Learning for Dynamic Bidding in Cognitive Radio Resources

In this paper, we model the various wireless users in a cognitive radio network as a collection of selfish, autonomous agents that strategically interact in order to acquire the dynamically available spectrum opportunities. Our main focus is on developing solutions for wireless users to successfully compete with each other for the limited and time-varying spectrum opportunities, given the experienced dynamics in the wireless network. We categorize these dynamics into two types: one is the disturbance due to the environment (e.g. wireless channel conditions, source traffic characteristics, etc.) and the other is the impact caused by competing users. To analyze the interactions among users given the environment disturbance, we propose a general stochastic framework for modeling how the competition among users for spectrum opportunities evolves over time. At each stage of the dynamic resource allocation, a central spectrum moderator auctions the available resources and the users strategically bid for the required resources. The joint bid actions affect the resource allocation and hence, the rewards and future strategies of all users. Based on the observed resource allocation and corresponding rewards from previous allocations, we propose a best response learning algorithm that can be deployed by wireless users to improve their bidding policy at each stage. The simulation results show that by deploying the proposed best response learning algorithm, the wireless users can significantly improve their own performance in terms of both the packet loss rate and the incurred cost for the used resources.

💡 Research Summary

The paper addresses the problem of allocating time‑varying spectrum opportunities in a cognitive radio network where multiple wireless users act as selfish, autonomous agents.
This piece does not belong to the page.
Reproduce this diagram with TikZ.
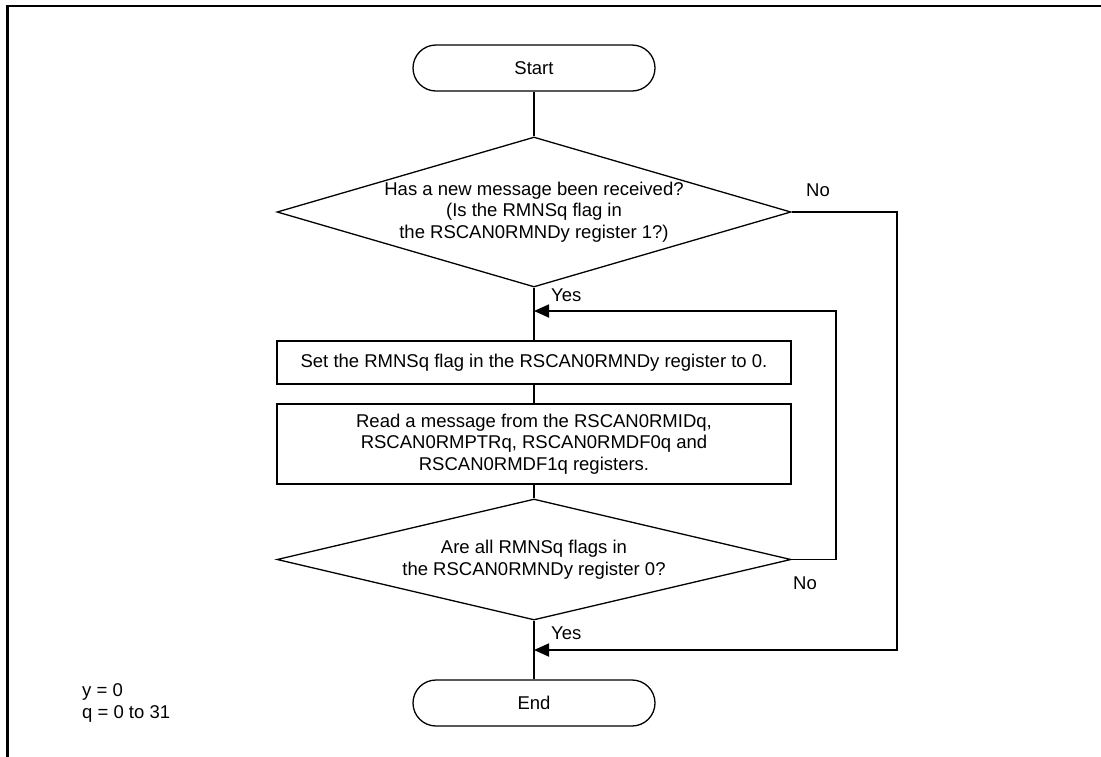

Each user wishes to acquire enough channels to satisfy its traffic while minimizing the monetary cost of the spectrum it purchases. To capture the interaction among users and the stochastic nature of the wireless environment, the authors model the system as a discrete‑time Markov game. The state of the game includes channel quality (e.g., fading), traffic load, and the recent bidding behavior of all users. At every time slot a central spectrum moderator conducts an auction for the currently available channels. Users submit bids based on their current state; the auction (implemented as a generalized Vickrey‑Clarke‑Groves mechanism) determines the allocation and the payment each winner must make. The instantaneous reward for user i is defined as a weighted combination of the successfully transmitted data (which reduces packet loss) and the payment incurred, i.e., r_i = α·throughput − β·cost.

Given that the joint bidding actions affect both the immediate reward and the future state, the authors propose a best‑response learning algorithm that each user can run locally. The algorithm maintains an estimate Q_i(s,b) of the expected discounted return when bidding b in state s. After each auction, the user observes the realized reward and the next state, and updates its Q‑value using a temporal‑difference rule: \